これは色彩を少しづつずらしながら、順番に上塗りしていく手法で塗り残したところが前に出てきます。明るい部分、つまりテーマが変奏されていく、いわば、音楽のような作品です。塗っていくプロセスの中で形と色が出来上がり、それを見る者にも“時間の要素”が入ってきます。ですから音楽を聴くのと同じような体験をできるので「赤のフーガ」と名付けたようです。

swissinfo: 「硫黄地帯」について:奥田さんが企画したデュッセルドルフでの展覧会(1995年)のカタログの表紙に使われているようですが?この作品はどういう意図があったのでしょう?

この展覧会のテーマはクレーの切り絵でした。クレーは自分の作品をバラバラに切ってしまう手法を何百点もの作品に使っていて、ここでの試みはその切られた作品をパズルのように元に戻して、絵の手がかりを得るというものでした。この手法を使ったのは切断して取り出された部分を見る人に想像させるという独自の面白さもありました。

「硫黄地帯」ですが、クレーは一枚の作品を三つに切って、その一部を横にして「硫黄地帯」と名づけました。

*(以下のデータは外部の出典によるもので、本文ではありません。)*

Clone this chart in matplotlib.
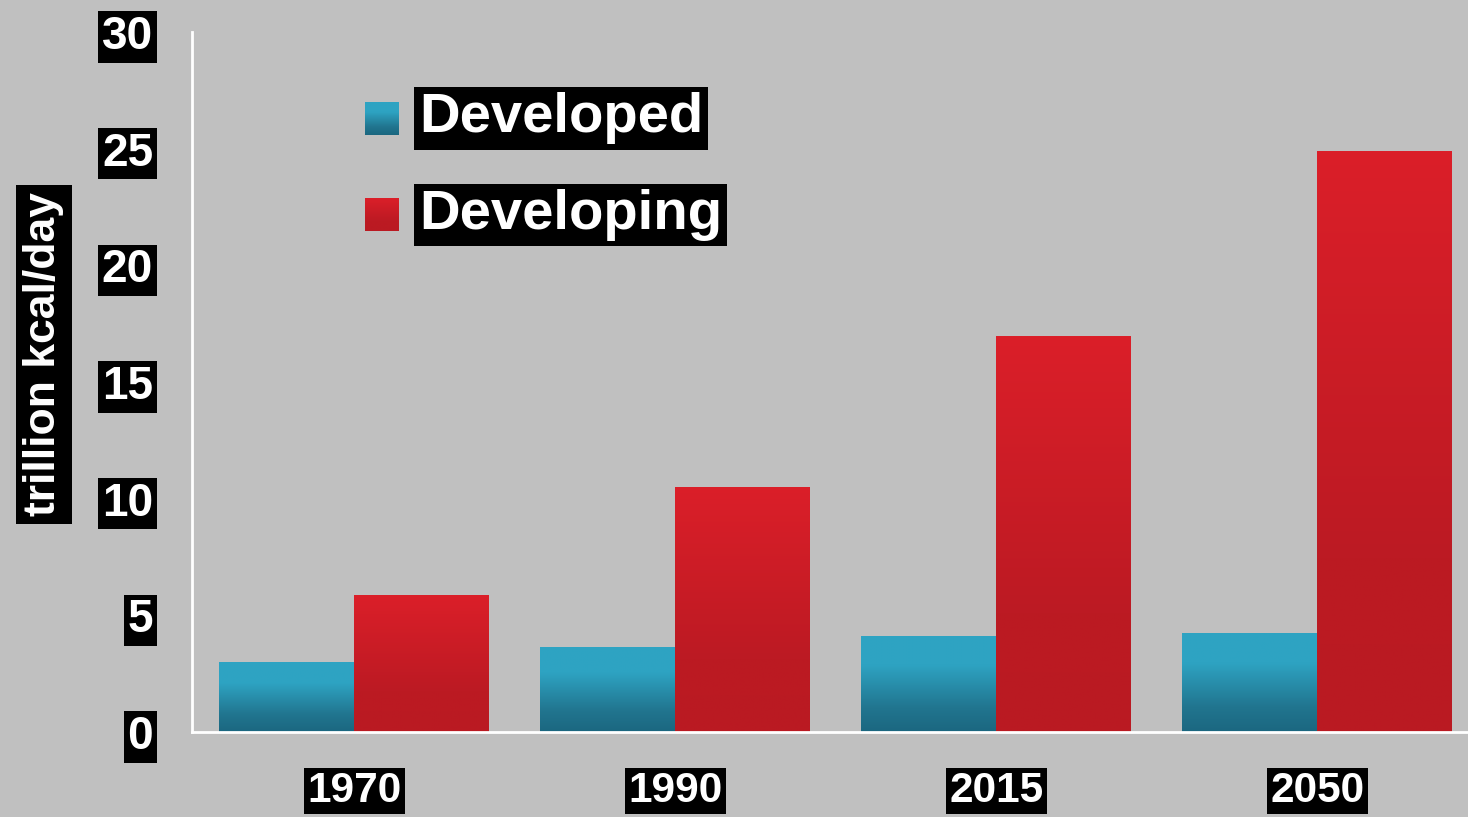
import numpy as np
import matplotlib
matplotlib.use("Agg")
import matplotlib.pyplot as plt
from matplotlib.colors import LinearSegmentedColormap

years = ["1970", "1990", "2015", "2050"]
developed = [3.0, 3.64, 4.11, 4.24]
developing = [5.83, 10.46, 16.93, 24.86]
yticks = [0, 5, 10, 15, 20, 25, 30]
series_names = ["Developed", "Developing"]
ylabel = "trillion kcal/day"

BG = "#C0C0C0"
blue_cmap = LinearSegmentedColormap.from_list(
    "b", [(0.0, "#1B6780"), (0.25, "#21758F"), (0.7, "#2EA3C2"), (1.0, "#2EA4C3")])
red_cmap = LinearSegmentedColormap.from_list(
    "r", [(0.0, "#BA1A22"), (0.3, "#BC1A23"), (1.0, "#DB1F29")])

plt.rcParams['font.family'] = ['Liberation Sans', 'DejaVu Sans']
plt.rcParams['font.weight'] = 'bold'

fig = plt.figure(figsize=(14.68, 8.17), dpi=100, facecolor=BG)
ax = fig.add_axes([192/1468, 85/817, 1 - 192/1468, 700/817])
ax.set_facecolor(BG)

x = np.arange(len(years))
w = 0.42
grad = np.linspace(0, 1, 256).reshape(-1, 1)

def grad_bars(xpos, vals, cmap):
    bars = ax.bar(xpos, vals, w, color='none', edgecolor='none')
    for b in bars:
        x0, y0 = b.get_x(), b.get_y()
        ax.imshow(grad, extent=[x0, x0 + b.get_width(), y0, y0 + b.get_height()],
                  aspect='auto', cmap=cmap, origin='lower', zorder=2,
                  interpolation='bilinear')
    return bars

grad_bars(x - w / 2, developed, blue_cmap)
grad_bars(x + w / 2, developing, red_cmap)

ax.set_xlim(-0.505, 3.47)
ax.set_ylim(0, 30)
ax.set_aspect('auto')

for s in ['top', 'right']:
    ax.spines[s].set_visible(False)
for s in ['left', 'bottom']:
    ax.spines[s].set_color('white')
    ax.spines[s].set_linewidth(2)
    ax.spines[s].set_zorder(3)

ax.set_yticks(yticks)
ax.set_yticklabels([str(v) for v in yticks])
ax.set_xticks(x)
ax.set_xticklabels(years)
ax.tick_params(axis='y', length=0, pad=28, labelsize=33, labelcolor='white')
ax.tick_params(axis='x', length=0, pad=28, labelsize=30.5, labelcolor='white')
for t in ax.get_yticklabels():
    t.set_fontweight('bold')
    t.set_bbox(dict(facecolor='black', edgecolor='none', pad=2.5))
for t in ax.get_xticklabels():
    t.set_fontweight('bold')
    t.set_bbox(dict(facecolor='black', edgecolor='none', pad=2.5))

fig.text(44/1468, 1 - 354.5/817, ylabel, rotation=90, ha='center', va='center',
         fontsize=32, fontweight='bold', color='white',
         bbox=dict(facecolor='black', edgecolor='none', pad=5))

# legend
leg_rows = [(118.5, blue_cmap), (215, red_cmap)]
for name, (yc, cm) in zip(series_names, leg_rows):
    fig.text(419/1468, 1 - yc/817, name, ha='left', va='center',
             fontsize=40.5, fontweight='bold', color='white',
             bbox=dict(facecolor='black', edgecolor='none', pad=3.5))
    ax.imshow(grad, extent=[(365-192)/1276, (399-192)/1276,
                            (732-(yc+16.5))/700, (732-(yc-16.5))/700],
              transform=ax.transAxes, aspect='auto', cmap=cm, origin='lower',
              zorder=4, clip_on=False)

ax.set_xlim(-0.505, 3.47)
ax.set_ylim(0, 30)

fig.savefig("out.png", dpi=100, facecolor=BG)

ですから、元は縦の絵でした。左上の部分を「芸術家の公式」、左下の部分を「2本の木」と後から名づけました。この3つの作品を一枚の絵に戻すことで、作品の理解を手助けしてくれると解釈しているのです。

硫黄といえば当時の人はまず、爆薬を思い浮かべるそうです。クレーは第一次大戦を体験していますし、当事1937年はスペインで市民戦争が勃発しています。私はクレーが戦争前夜、自らの病気(1935年に発病)と重ねて描いていると解釈しています。左上には倒れた木があり、右端のモチーフは檻を思い浮かべます。手前の線は鉄条網ではないでしょうか。この一作前に描いた作品は「寝込んだピエロ」(Clown in Bett)という作品でクレーがベッドに横になって病気と戦っています。クレーは病気と戦争を重ね合わせ、その戦いを描いたのではないでしょうか。

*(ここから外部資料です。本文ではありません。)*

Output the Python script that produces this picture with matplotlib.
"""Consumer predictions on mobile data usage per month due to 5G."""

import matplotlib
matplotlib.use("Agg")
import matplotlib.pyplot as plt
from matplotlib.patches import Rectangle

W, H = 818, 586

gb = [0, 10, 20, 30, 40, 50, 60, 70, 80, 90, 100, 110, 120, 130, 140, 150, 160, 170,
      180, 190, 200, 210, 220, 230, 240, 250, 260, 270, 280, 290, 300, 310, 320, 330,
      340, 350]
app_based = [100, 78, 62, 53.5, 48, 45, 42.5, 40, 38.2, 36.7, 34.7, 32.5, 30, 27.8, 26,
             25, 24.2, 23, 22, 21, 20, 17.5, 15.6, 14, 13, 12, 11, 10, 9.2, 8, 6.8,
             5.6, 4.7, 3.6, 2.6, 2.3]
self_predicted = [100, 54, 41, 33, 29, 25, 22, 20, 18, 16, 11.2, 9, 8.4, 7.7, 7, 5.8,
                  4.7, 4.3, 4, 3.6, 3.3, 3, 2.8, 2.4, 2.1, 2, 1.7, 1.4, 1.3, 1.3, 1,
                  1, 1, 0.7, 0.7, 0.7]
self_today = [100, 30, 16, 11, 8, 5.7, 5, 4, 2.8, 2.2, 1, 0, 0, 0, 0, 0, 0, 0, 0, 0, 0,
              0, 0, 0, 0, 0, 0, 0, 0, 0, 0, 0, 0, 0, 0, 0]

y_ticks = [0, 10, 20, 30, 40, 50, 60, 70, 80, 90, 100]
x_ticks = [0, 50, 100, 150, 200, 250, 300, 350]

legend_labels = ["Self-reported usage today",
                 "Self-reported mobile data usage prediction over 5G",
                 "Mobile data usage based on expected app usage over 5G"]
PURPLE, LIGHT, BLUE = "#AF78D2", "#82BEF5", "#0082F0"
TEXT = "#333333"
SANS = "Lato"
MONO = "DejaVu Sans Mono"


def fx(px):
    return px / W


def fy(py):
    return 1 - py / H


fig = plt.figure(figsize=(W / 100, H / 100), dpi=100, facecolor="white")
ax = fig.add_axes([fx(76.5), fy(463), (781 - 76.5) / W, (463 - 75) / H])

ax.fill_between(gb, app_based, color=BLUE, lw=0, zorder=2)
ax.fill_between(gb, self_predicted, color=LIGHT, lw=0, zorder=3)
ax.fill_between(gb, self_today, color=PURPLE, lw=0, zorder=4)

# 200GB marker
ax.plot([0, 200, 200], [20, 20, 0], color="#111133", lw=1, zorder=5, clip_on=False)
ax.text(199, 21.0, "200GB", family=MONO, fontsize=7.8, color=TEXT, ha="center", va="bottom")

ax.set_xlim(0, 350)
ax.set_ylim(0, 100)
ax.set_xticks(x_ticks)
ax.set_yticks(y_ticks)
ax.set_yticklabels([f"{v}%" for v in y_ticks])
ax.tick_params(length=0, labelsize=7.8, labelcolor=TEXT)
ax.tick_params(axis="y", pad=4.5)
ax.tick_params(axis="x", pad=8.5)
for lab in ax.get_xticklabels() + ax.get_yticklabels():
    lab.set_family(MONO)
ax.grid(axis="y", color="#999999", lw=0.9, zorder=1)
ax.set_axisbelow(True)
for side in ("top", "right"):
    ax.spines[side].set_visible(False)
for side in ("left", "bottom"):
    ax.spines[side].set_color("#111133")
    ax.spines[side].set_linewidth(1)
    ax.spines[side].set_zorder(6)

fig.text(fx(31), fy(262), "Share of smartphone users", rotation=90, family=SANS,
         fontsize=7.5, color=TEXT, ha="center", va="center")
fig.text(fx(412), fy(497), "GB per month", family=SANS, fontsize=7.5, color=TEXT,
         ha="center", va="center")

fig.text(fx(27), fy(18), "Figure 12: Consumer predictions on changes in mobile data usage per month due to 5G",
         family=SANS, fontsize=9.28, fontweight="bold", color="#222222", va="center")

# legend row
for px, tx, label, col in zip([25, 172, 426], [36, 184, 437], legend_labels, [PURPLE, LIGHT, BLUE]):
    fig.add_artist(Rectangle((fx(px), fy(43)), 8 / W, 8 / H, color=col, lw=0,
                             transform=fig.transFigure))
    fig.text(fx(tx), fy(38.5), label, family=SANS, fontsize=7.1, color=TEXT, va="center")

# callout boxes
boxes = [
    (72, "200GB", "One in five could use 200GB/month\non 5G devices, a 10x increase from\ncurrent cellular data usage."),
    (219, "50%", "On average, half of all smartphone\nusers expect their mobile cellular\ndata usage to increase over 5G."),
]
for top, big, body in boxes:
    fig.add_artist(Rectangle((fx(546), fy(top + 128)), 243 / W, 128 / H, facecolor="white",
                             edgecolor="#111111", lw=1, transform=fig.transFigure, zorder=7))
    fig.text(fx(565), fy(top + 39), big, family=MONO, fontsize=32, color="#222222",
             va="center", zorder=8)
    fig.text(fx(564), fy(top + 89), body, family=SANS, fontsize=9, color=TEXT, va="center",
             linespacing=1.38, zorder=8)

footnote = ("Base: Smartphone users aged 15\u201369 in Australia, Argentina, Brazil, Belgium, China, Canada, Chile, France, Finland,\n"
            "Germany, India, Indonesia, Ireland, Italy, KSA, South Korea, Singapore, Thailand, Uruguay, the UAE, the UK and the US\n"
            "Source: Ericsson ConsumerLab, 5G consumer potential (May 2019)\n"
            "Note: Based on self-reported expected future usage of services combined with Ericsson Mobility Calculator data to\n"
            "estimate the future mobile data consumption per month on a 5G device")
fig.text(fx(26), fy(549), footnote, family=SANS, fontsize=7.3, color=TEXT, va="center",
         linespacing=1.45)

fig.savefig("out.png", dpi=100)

swissinfo: 最後に日本のクレー人気の理由はなんでしょう?

日本で始めてクレーが紹介されたのは1914年です。明治時代半ば、ドイツへ勉強に行った日本人が日本に紹介しました。第一次大戦後からクレーの作品を買っている日本人もいました。山田耕筰、川端康成や大岡信、谷川俊太郎など作家や詩人だけでなく、音楽家、建築家などにも人気を博しているようです。クレーの詩的なところが日本人の感性にあうのでしょう。『クレーの日記』(新潮社)は日本でずっとベストセラーですからね。


swissinfo 聞き手、 屋山明乃(ややまあけの)

クレーの生まれ故郷ベルンにパウル・クレー・センターが6月20から開館する。約4000点もの作品を収容する世界で最も重要なコレクションとなる。世界的に有名な建築家レンゾ・ピアノの建物も見所。

 <パウル・クレー・センターへの行き方>

– ベルン駅前から12番のバスで10分〜15分で終点まで直通。または、オストリング行きのバス5番の終点から歩いて5分。

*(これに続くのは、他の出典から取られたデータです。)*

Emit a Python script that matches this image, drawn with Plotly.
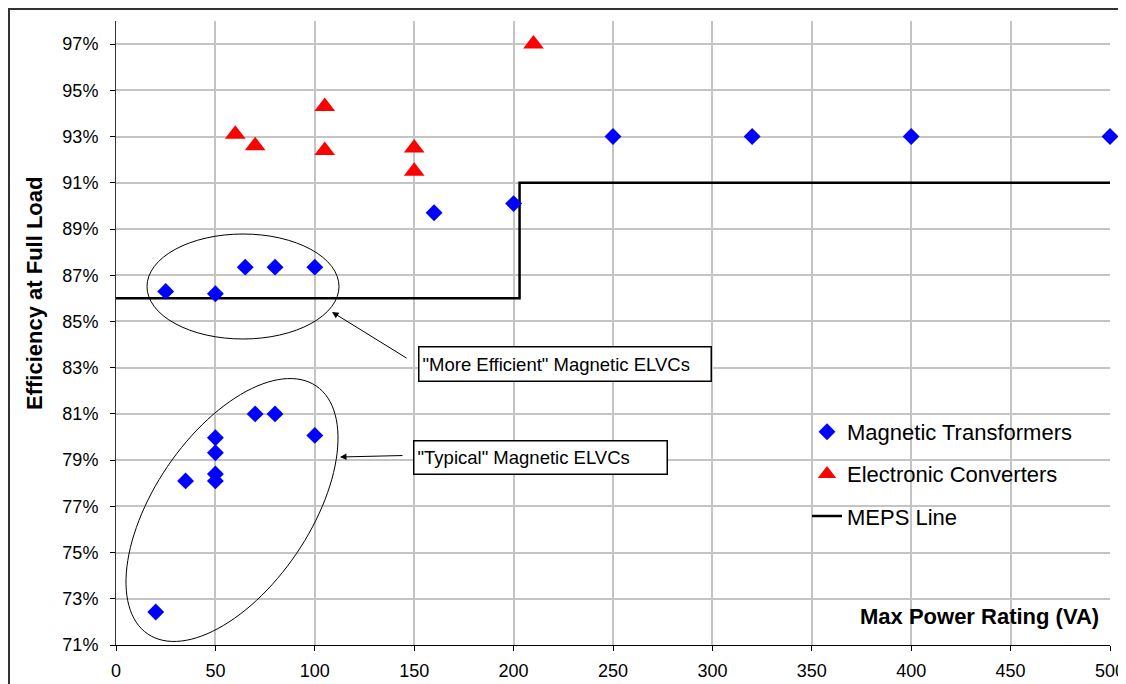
import numpy as np
import plotly.graph_objects as go

# ---------------- data ----------------
mag_x = [25, 50, 65, 80, 100, 160, 200, 250, 320, 400, 500,
         20, 35, 50, 50, 50, 50, 70, 80, 100]
mag_y = [0.863, 0.862, 0.8735, 0.8735, 0.8735, 0.897, 0.901, 0.930, 0.930, 0.930, 0.930,
         0.7243, 0.781, 0.7997, 0.7932, 0.784, 0.781, 0.810, 0.810, 0.8007]

elec_x = [60, 70, 105, 105, 150, 150, 210]
elec_y = [0.931, 0.926, 0.943, 0.924, 0.925, 0.915, 0.970]

meps_x = [0, 203, 203, 500]
meps_y = [0.86, 0.86, 0.91, 0.91]

y_ticks = [0.71, 0.73, 0.75, 0.77, 0.79, 0.81, 0.83, 0.85, 0.87, 0.89, 0.91, 0.93, 0.95, 0.97]
x_ticks = [0, 50, 100, 150, 200, 250, 300, 350, 400, 450, 500]

# ---------------- layout geometry ----------------
OFF = 8  # page body margin
W, H = 1126 - OFF, 684 - OFF
ML, MT = 116 - OFF, 21 - OFF
PW, PH = 1110 - 116, 645 - 21
MR = W - ML - PW
MB = H - MT - PH
XR = [0, 500]
YR = [0.71, 0.98]
SX = PW / (XR[1] - XR[0])   # px per x unit
SY = PH / (YR[1] - YR[0])   # px per y unit

# conversions from screenshot pixel positions
def px2x(px):
    return XR[0] + (px - OFF - ML) / SX

def px2y(py):
    return YR[0] + (MT + PH - (py - OFF)) / SY

def px2paperx(px):
    return (px - OFF - ML) / PW

def px2papery(py):
    return (MT + PH - (py - OFF)) / PH

FONT = "Liberation Sans, Arial, sans-serif"

fig = go.Figure()

fig.add_trace(go.Scatter(
    x=meps_x, y=meps_y, mode="lines", name="MEPS Line",
    line=dict(color="black", width=2.5), legendrank=3, legendgroup="c"))
fig.add_trace(go.Scatter(
    x=mag_x, y=mag_y, mode="markers", name="Magnetic Transformers",
    marker=dict(symbol="diamond", size=13, color="#0000ff", line=dict(width=0)),
    legendrank=1, legendgroup="a", cliponaxis=False))
fig.add_trace(go.Scatter(
    x=elec_x, y=elec_y, mode="markers", name="Electronic Converters",
    marker=dict(symbol="triangle-up", size=18, color="#ff0000", line=dict(width=0)),
    legendrank=2, legendgroup="b", cliponaxis=False))

shapes = []
# outer chart border
shapes.append(dict(type="rect", xref="paper", yref="paper",
                   x0=px2paperx(9), x1=px2paperx(1140), y0=px2papery(700), y1=px2papery(9),
                   line=dict(color="#333333", width=2), fillcolor="rgba(0,0,0,0)", layer="above"))
# legend background covering gridlines
shapes.append(dict(type="rect", xref="paper", yref="paper",
                   x0=px2paperx(787), x1=px2paperx(1092), y0=px2papery(537), y1=px2papery(410),
                   line=dict(width=0), fillcolor="white", layer="between"))
# "More Efficient" ellipse (axis aligned)
shapes.append(dict(type="circle", xref="x", yref="y",
                   x0=px2x(147), x1=px2x(339), y0=px2y(339), y1=px2y(234),
                   line=dict(color="black", width=1), layer="above"))
# "Typical" ellipse (rotated)
cx, cy = px2x(232), px2y(510)
a, b, th = 149.9, 77.8, np.deg2rad(55.8)
t = np.linspace(0, 2 * np.pi, 121)
ex = cx + (a * np.cos(t) * np.cos(th) - b * np.sin(t) * np.sin(th)) / SX
ey = cy + (a * np.cos(t) * np.sin(th) + b * np.sin(t) * np.cos(th)) / SY
path = "M " + " L ".join(f"{xx:.4f},{yy:.5f}" for xx, yy in zip(ex, ey)) + " Z"
shapes.append(dict(type="path", xref="x", yref="y", path=path,
                   line=dict(color="black", width=1), layer="above"))

annotations = []
# text boxes
annotations.append(dict(
    x=px2x(418.3), y=px2y(363.7), xref="x", yref="y", xanchor="left", yanchor="middle",
    text='"More Efficient" Magnetic ELVCs', showarrow=False, align="left",
    font=dict(family=FONT, size=18.5, color="black"),
    bgcolor="white", bordercolor="black", borderwidth=1.5, borderpad=3,
    width=285, height=27))
annotations.append(dict(
    x=px2x(412.7), y=px2y(457), xref="x", yref="y", xanchor="left", yanchor="middle",
    text='"Typical" Magnetic ELVCs', showarrow=False, align="left",
    font=dict(family=FONT, size=18.5, color="black"),
    bgcolor="white", bordercolor="black", borderwidth=1.5, borderpad=3,
    width=246, height=26))
# arrows
annotations.append(dict(
    x=px2x(332), y=px2y(312), ax=px2x(408), ay=px2y(359), xref="x", yref="y",
    axref="x", ayref="y", text="", showarrow=True, arrowhead=2, arrowsize=1.3,
    arrowwidth=1, arrowcolor="black", standoff=0, startstandoff=0))
annotations.append(dict(
    x=px2x(340), y=px2y(457), ax=px2x(404), ay=px2y(455.5), xref="x", yref="y",
    axref="x", ayref="y", text="", showarrow=True, arrowhead=2, arrowsize=1.3,
    arrowwidth=1, arrowcolor="black", standoff=0, startstandoff=0))
# axis titles
annotations.append(dict(
    x=px2paperx(1101), y=px2papery(616.7), xref="paper", yref="paper",
    xanchor="right", yanchor="middle", showarrow=False,
    text="<b>Max Power Rating (VA)</b>", font=dict(family=FONT, size=22, color="black")))
annotations.append(dict(
    x=px2paperx(34), y=px2papery(294), xref="paper", yref="paper",
    xanchor="center", yanchor="middle", showarrow=False, textangle=-90,
    text="<b>Efficiency at Full Load</b>", font=dict(family=FONT, size=22, color="black")))

fig.update_layout(
    width=W, height=H,
    margin=dict(l=ML, r=MR, t=MT, b=MB, autoexpand=False),
    paper_bgcolor="white", plot_bgcolor="white",
    font=dict(family=FONT, size=18, color="black"),
    showlegend=True,
    legend=dict(x=px2paperx(807), y=px2papery(411), xanchor="left", yanchor="top",
                bgcolor="rgba(0,0,0,0)", borderwidth=0,
                font=dict(family=FONT, size=22, color="black"),
                tracegroupgap=10.5, itemsizing="trace"),
    shapes=shapes, annotations=annotations,
)
fig.update_xaxes(range=XR, tickvals=x_ticks, showgrid=True, gridcolor="#c4c4c4", gridwidth=1.5,
                 showline=True, linecolor="black", linewidth=1, ticks="outside", ticklen=5,
                 tickcolor="black", zeroline=False, ticklabelstandoff=4,
                 tickfont=dict(family=FONT, size=18, color="black"))
fig.update_yaxes(range=YR, tickvals=y_ticks, tickformat=".0%", showgrid=True, gridcolor="#c4c4c4",
                 gridwidth=1.5, showline=True, linecolor="#333333", linewidth=1, ticks="outside",
                 ticklen=5, tickcolor="black", zeroline=False, ticklabelstandoff=8,
                 tickfont=dict(family=FONT, size=18, color="black"))

fig.write_html("out.html")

– 火曜〜日曜は9時〜18時、木曜は21時まで開館。月曜休館。入場料は14フラン(約1200円)。

<日本でのクレー>

– 日本では宮城県立美術館でクレーの作品を見ることができる。

– 日本語では『パウル・クレーの日記』やバウハウスの教授時代の授業をノートにした『パウル・クレー手稿 —造形理論ノート』、『クレーの手紙1893年—1940年』 などが翻訳されている。